Quantitative measurements of the generation of hydroxyl radicals by soot particles in a surrogate lung fluid

Epidemiological and toxicological studies have shown a relation between the inhalation of atmospheric particles and adverse cardiopulmonary health effects. The generation of reactive oxygen species (ROS) by particles is one current hypothesis for their toxic effects. Thus a quantitative measurement of ROS is important since that will be an index to assess the oxidative stress that particles may cause in the lung. We have developed a technique to quantitatively and specifically measure OH (the strongest biological ROS) in an aqueous, buffered extract solution as a surrogate lung fluid (SLF). Using this technique we quantitatively measured OH formation in SLF containing hydrogen peroxide (HOOH) for samples of flame soot particles, carbon black, and ambient fine particles (PM2.5). We have found that OH is formed by flame soot, independent of transition metals, with a dose-dependent linear response that depends upon HOOH concentration. Experiments with carbon black revealed that its mass-normalized OH generation was ∼10 times lower than that of flame soot, suggesting that carbon black is not a good surrogate for soot particles in health effect studies, at least in terms of oxidative stress.

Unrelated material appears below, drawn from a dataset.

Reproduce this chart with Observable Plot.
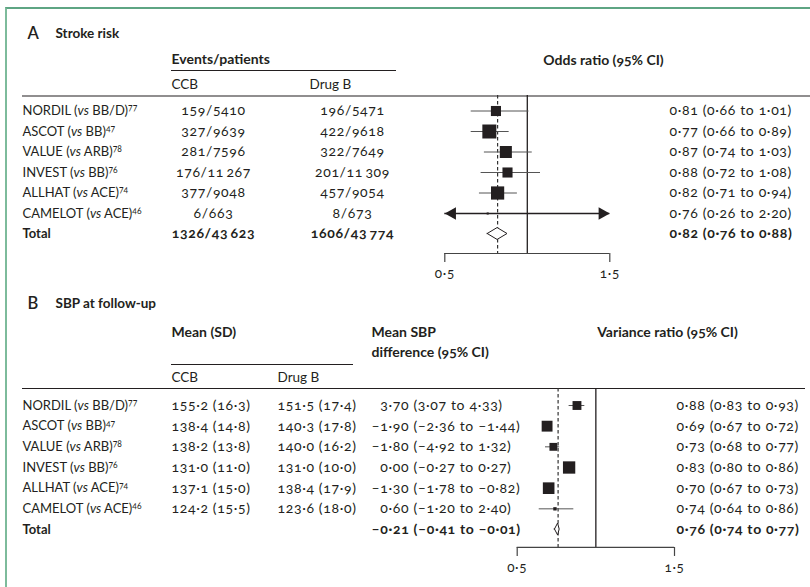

Mass-normalized OH generation by ambient PM2.5 was 6–30 times larger than that of flame soot. While much of the PM2.5 reactivity was suppressed by pretreating samples with a transition metal chelator, there was a significant fraction of reactivity which was not affected. Our results suggest that the in vivo generation of free radicals, specifically OH, by inhalation of PM2.5 is partially due to carbonaceous soot as well as transition metals.